What is being asked: In the listing that follows, retype every line from the first through the one containing "baseB = -1.348". Pictures are to be left out.

Stored data:

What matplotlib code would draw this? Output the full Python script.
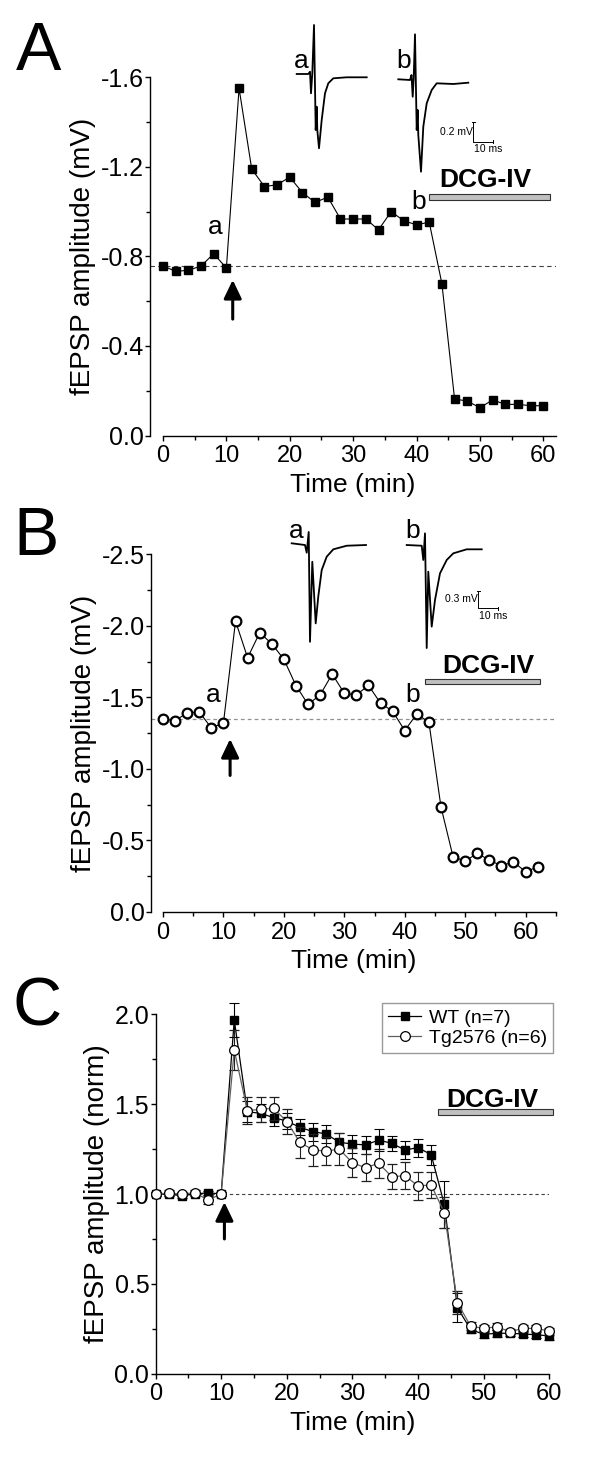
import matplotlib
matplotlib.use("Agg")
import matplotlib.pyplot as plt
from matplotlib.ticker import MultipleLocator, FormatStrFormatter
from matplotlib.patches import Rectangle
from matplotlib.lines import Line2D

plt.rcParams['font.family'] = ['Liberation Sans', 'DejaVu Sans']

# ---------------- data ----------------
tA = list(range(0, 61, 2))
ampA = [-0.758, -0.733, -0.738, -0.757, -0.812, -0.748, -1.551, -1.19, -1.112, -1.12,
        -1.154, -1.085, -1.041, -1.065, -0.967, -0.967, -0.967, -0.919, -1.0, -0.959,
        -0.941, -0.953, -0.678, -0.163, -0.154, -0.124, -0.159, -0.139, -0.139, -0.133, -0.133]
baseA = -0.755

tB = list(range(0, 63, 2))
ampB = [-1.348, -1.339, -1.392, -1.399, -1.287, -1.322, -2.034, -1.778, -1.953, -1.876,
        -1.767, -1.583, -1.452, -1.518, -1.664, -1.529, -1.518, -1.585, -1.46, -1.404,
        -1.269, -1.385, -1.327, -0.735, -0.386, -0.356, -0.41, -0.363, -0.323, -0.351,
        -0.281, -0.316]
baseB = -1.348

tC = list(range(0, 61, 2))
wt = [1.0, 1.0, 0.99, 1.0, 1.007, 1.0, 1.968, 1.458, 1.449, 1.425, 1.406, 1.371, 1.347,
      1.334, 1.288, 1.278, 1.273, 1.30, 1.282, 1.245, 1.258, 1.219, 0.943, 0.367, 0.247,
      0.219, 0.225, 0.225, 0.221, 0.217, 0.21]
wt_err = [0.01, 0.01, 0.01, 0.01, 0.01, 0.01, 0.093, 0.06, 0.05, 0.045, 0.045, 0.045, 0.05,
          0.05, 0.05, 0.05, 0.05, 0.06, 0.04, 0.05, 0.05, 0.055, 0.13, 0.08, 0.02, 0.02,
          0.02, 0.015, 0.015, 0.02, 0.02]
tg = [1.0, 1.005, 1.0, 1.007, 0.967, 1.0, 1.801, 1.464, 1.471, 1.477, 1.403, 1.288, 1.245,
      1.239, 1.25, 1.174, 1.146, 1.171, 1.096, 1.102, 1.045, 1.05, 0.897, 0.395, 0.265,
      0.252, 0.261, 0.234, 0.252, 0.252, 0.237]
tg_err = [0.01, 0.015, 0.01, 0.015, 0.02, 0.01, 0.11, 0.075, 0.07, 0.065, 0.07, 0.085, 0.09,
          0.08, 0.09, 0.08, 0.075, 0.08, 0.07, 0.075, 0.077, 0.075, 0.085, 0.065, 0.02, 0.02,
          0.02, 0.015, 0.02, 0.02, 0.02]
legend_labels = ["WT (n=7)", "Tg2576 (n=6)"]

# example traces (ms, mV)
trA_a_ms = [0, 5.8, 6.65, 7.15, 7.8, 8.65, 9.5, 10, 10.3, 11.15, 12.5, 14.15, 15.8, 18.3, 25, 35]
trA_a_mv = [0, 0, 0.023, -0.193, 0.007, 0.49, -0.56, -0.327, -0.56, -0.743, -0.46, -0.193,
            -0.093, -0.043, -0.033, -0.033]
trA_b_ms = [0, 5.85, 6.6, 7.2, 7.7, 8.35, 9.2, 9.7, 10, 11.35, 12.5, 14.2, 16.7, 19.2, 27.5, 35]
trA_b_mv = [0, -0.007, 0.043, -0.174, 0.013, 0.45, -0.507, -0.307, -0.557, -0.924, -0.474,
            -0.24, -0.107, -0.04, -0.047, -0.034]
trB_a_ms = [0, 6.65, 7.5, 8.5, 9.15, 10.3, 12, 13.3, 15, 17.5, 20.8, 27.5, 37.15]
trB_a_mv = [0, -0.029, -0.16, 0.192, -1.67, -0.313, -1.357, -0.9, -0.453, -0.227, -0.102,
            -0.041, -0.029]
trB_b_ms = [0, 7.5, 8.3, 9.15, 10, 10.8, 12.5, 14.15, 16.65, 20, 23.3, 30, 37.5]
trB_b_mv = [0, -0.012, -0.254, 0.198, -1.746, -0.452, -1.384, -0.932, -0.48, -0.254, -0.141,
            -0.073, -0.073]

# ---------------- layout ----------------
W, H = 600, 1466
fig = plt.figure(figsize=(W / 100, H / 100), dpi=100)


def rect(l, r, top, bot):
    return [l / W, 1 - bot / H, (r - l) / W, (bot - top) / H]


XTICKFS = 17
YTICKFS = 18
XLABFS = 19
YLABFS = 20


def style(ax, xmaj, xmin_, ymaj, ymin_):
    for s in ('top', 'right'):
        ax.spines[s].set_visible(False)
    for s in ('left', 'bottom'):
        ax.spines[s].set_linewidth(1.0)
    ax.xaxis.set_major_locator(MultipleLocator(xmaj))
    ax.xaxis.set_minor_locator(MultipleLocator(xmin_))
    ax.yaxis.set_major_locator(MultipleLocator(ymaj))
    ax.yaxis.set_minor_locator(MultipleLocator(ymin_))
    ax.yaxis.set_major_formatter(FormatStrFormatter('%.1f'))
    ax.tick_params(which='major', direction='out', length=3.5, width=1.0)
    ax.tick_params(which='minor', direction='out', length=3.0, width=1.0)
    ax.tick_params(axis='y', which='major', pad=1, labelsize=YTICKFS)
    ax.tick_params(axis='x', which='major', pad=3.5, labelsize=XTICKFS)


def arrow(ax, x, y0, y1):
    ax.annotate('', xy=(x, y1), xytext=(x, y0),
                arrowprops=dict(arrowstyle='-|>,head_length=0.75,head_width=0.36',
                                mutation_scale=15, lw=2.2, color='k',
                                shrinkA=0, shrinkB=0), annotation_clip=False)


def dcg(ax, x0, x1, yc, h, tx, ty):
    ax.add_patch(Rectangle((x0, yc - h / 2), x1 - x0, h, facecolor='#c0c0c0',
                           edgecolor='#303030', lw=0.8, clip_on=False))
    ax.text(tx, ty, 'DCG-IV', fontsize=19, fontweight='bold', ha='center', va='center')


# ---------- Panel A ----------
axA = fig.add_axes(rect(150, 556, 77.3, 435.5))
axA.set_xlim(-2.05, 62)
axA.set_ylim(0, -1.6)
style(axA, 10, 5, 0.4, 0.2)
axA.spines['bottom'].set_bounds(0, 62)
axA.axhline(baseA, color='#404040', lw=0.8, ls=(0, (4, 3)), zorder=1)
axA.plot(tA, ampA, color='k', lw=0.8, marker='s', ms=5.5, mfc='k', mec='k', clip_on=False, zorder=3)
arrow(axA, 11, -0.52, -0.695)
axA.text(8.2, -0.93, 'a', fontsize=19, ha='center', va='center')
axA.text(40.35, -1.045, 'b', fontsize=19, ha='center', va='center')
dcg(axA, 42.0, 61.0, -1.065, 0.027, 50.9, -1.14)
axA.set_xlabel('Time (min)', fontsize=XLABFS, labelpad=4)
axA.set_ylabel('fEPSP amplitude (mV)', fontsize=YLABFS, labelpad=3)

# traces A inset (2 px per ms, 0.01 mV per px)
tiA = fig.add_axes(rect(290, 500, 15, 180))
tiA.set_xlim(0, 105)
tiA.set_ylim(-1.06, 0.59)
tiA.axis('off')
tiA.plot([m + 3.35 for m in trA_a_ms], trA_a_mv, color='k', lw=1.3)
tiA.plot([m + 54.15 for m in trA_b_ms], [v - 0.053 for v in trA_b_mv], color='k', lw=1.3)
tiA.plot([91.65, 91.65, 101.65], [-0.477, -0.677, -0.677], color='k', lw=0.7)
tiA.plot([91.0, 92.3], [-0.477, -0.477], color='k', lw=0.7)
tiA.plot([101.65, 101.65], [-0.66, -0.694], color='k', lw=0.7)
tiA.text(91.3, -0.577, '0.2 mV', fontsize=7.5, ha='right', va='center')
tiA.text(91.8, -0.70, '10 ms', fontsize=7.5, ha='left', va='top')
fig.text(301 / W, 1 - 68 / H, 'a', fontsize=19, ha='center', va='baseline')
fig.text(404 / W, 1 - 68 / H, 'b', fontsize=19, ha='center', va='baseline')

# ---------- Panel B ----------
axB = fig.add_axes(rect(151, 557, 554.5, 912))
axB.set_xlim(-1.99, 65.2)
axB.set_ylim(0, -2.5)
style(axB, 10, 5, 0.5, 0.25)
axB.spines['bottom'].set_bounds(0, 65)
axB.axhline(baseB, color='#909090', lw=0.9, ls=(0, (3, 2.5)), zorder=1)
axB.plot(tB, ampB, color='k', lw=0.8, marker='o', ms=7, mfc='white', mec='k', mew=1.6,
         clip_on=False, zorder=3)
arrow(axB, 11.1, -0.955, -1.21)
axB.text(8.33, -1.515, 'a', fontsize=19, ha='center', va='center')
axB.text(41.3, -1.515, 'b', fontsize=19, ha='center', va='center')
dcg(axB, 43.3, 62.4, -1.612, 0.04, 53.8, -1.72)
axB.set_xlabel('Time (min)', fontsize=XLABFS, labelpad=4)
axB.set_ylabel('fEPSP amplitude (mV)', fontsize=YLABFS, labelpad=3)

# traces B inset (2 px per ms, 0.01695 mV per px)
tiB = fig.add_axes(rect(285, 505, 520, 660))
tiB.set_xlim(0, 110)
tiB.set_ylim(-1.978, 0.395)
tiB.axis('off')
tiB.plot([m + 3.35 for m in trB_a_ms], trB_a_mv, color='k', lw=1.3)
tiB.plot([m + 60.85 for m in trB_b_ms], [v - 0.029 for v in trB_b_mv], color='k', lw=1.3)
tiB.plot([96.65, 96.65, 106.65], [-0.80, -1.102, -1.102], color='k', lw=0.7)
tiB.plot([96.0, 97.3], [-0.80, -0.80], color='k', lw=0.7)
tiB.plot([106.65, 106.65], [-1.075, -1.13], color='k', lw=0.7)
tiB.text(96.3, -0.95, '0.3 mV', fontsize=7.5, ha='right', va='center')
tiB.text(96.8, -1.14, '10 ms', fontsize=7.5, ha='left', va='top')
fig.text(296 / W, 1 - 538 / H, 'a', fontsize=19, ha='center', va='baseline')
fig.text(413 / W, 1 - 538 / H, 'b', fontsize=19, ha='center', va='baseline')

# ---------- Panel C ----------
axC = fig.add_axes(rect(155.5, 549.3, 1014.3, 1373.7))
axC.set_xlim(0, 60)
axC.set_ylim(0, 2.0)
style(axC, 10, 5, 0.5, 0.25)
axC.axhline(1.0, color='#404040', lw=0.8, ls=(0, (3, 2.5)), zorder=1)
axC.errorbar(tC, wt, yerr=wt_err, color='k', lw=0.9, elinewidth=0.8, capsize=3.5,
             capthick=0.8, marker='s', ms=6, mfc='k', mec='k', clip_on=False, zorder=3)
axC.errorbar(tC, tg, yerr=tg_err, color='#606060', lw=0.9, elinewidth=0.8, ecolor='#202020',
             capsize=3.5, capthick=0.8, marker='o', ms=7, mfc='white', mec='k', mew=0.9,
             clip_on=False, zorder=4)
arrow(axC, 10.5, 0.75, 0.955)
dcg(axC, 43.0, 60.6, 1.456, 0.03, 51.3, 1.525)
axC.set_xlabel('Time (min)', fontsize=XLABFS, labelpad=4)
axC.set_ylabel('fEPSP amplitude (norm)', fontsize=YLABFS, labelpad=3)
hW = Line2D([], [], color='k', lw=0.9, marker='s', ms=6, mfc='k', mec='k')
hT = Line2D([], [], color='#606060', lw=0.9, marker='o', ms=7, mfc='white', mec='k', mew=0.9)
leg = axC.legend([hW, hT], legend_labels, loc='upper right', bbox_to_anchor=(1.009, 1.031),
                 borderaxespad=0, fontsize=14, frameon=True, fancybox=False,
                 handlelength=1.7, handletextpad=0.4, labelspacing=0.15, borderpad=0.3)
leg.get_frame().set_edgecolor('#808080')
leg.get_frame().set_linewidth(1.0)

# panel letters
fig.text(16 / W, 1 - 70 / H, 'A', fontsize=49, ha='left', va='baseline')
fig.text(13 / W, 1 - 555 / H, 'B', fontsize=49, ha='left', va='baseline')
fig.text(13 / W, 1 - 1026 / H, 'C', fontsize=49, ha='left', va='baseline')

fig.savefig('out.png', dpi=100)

Full answer:
What matplotlib code would draw this? Output the full Python script.
import matplotlib
matplotlib.use("Agg")
import matplotlib.pyplot as plt
from matplotlib.ticker import MultipleLocator, FormatStrFormatter
from matplotlib.patches import Rectangle
from matplotlib.lines import Line2D

plt.rcParams['font.family'] = ['Liberation Sans', 'DejaVu Sans']

# ---------------- data ----------------
tA = list(range(0, 61, 2))
ampA = [-0.758, -0.733, -0.738, -0.757, -0.812, -0.748, -1.551, -1.19, -1.112, -1.12,
        -1.154, -1.085, -1.041, -1.065, -0.967, -0.967, -0.967, -0.919, -1.0, -0.959,
        -0.941, -0.953, -0.678, -0.163, -0.154, -0.124, -0.159, -0.139, -0.139, -0.133, -0.133]
baseA = -0.755

tB = list(range(0, 63, 2))
ampB = [-1.348, -1.339, -1.392, -1.399, -1.287, -1.322, -2.034, -1.778, -1.953, -1.876,
        -1.767, -1.583, -1.452, -1.518, -1.664, -1.529, -1.518, -1.585, -1.46, -1.404,
        -1.269, -1.385, -1.327, -0.735, -0.386, -0.356, -0.41, -0.363, -0.323, -0.351,
        -0.281, -0.316]
baseB = -1.348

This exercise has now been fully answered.